With roughly 90 musical schools, internationally renowned festivals, such as Iceland Airwaves, and the smallest opera house in the word, Iceland boasts one of the world’s most musical populations.
“In almost every household music plays a central role,” says classic violin- maker Hans Johannsson, who has a two-year waiting list for his Icelandic take on the classical instruments he makes in his Reykjavík workshop.

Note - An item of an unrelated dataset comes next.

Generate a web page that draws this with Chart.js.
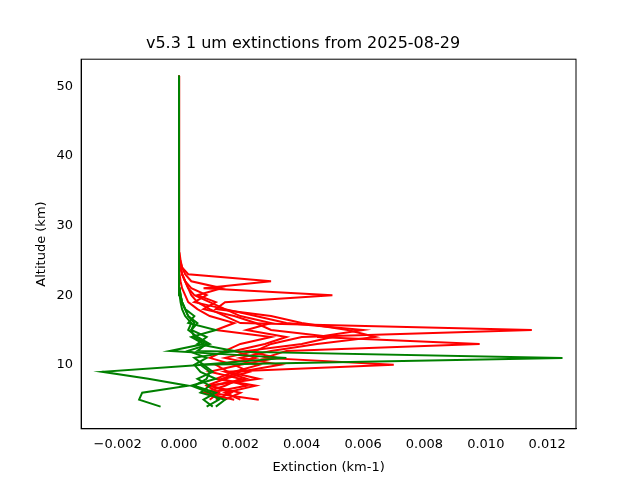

Meanwhile, independent music shops such as 12 tónar and Bad Taste Limited, the production company where Björk started, put on live concerts where budding bands from across the globe perform. In the evenings, the music set sip cocktails at Kaffibarinn.
WHERE TO SHOP
Iceland’s dramatic landscape has also shaped its inhabitants’ sense of style. Fueled by the city’s vibrant youth culture, the street-inspired fashion scene here is just taking off, as seen in the cluster of eclectic shops that have popped up on Laugavegur Street.
At Steinunn, designer Sigurd’s structured styles are inspired by flowing lava and stone colors. Vintage items are highly prized by locals, who hunt for quirky outfits and colorful looks. Rokk og Rósir and Sputnik are two of Reykjavík’s most popular vintage shops. But vintage isn’t the only game in town. Kisan, for example, sells fashion accessories and baby clothing, while Kraum Icelandic Design sells objects by local Icelandic product designers. Dead offers customized T-shirts by artist and designer Jon Audarson, who has a cult following in Scandinavia. At Kron Kron, edgy Scandinavian brands such as Peter Jensen, Wood Wood and Henrick Vibskov are on display, while Vivienne Westwood and a handful of Belgian labels offer an international style spectrum. Trilogia is also one of Reykjavík’s trendy boutiques on Laugavegur Street. Nearby, at Naked Ape, shoppers can pick up patchwork-like tops in fluorescent colors, listen to the in-store DJ, and get their hair cut in the salon in back, while at Belleville, limited edition sneakers, skateboards, Japanese toys and street-inspired apparel are on offer. For art aficionados, the Turpentine Gallery, 101 Gallery and Gallery i8 sell works by local artists.